Reproduce the data below in full and exclude every picture.

+-------+

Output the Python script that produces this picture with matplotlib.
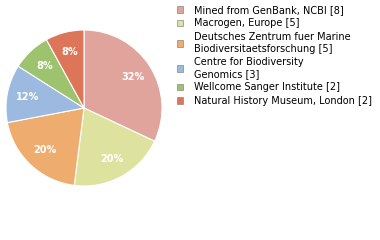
import matplotlib.pyplot as plt

labels = ["Mined from GenBank, NCBI [8]",
          "Macrogen, Europe [5]",
          "Deutsches Zentrum fuer Marine\nBiodiversitaetsforschung [5]",
          "Centre for Biodiversity\nGenomics [3]",
          "Wellcome Sanger Institute [2]",
          "Natural History Museum, London [2]"]
counts = [8, 5, 5, 3, 2, 2]
colors = ["#e0a49c", "#dde39e", "#eeac6e", "#9cbadf", "#9dc36f", "#dd7558"]

fig = plt.figure(figsize=(3.8, 2.4), dpi=100)
ax = fig.add_axes([84/380 - 78/380, 1 - (108 + 78)/240, 156/380, 156/240])

wedges, texts, autotexts = ax.pie(counts, colors=colors, startangle=90, counterclock=False,
                                  autopct=lambda p: f"{p:.0f}%", pctdistance=0.74,
                                  wedgeprops=dict(linewidth=0.8, edgecolor="white"),
                                  textprops=dict(color="white", fontsize=7, fontweight="bold"))
ax.set_xlim(-1, 1)
ax.set_ylim(-1, 1)
ax.set_aspect("equal")

leg = fig.legend(wedges, labels, loc="upper left", bbox_to_anchor=(173/380, 1 - 1/240),
                 frameon=False, fontsize=7, handlelength=0.65, handleheight=0.65,
                 handletextpad=1.1, labelspacing=0.35, borderaxespad=0)
for h in leg.legend_handles:
    h.set_edgecolor("#888888")
    h.set_linewidth(0.5)
for t in leg.get_texts():
    t.set_linespacing(1.25)

fig.savefig("out.png", dpi=100)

+-------+

_Finished task_:
Output the Python script that produces this picture with matplotlib.
import matplotlib.pyplot as plt

labels = ["Mined from GenBank, NCBI [8]",
          "Macrogen, Europe [5]",
          "Deutsches Zentrum fuer Marine\nBiodiversitaetsforschung [5]",
          "Centre for Biodiversity\nGenomics [3]",
          "Wellcome Sanger Institute [2]",
          "Natural History Museum, London [2]"]
counts = [8, 5, 5, 3, 2, 2]
colors = ["#e0a49c", "#dde39e", "#eeac6e", "#9cbadf", "#9dc36f", "#dd7558"]

fig = plt.figure(figsize=(3.8, 2.4), dpi=100)
ax = fig.add_axes([84/380 - 78/380, 1 - (108 + 78)/240, 156/380, 156/240])

wedges, texts, autotexts = ax.pie(counts, colors=colors, startangle=90, counterclock=False,
                                  autopct=lambda p: f"{p:.0f}%", pctdistance=0.74,
                                  wedgeprops=dict(linewidth=0.8, edgecolor="white"),
                                  textprops=dict(color="white", fontsize=7, fontweight="bold"))
ax.set_xlim(-1, 1)
ax.set_ylim(-1, 1)
ax.set_aspect("equal")

leg = fig.legend(wedges, labels, loc="upper left", bbox_to_anchor=(173/380, 1 - 1/240),
                 frameon=False, fontsize=7, handlelength=0.65, handleheight=0.65,
                 handletextpad=1.1, labelspacing=0.35, borderaxespad=0)
for h in leg.legend_handles:
    h.set_edgecolor("#888888")
    h.set_linewidth(0.5)
for t in leg.get_texts():
    t.set_linespacing(1.25)

fig.savefig("out.png", dpi=100)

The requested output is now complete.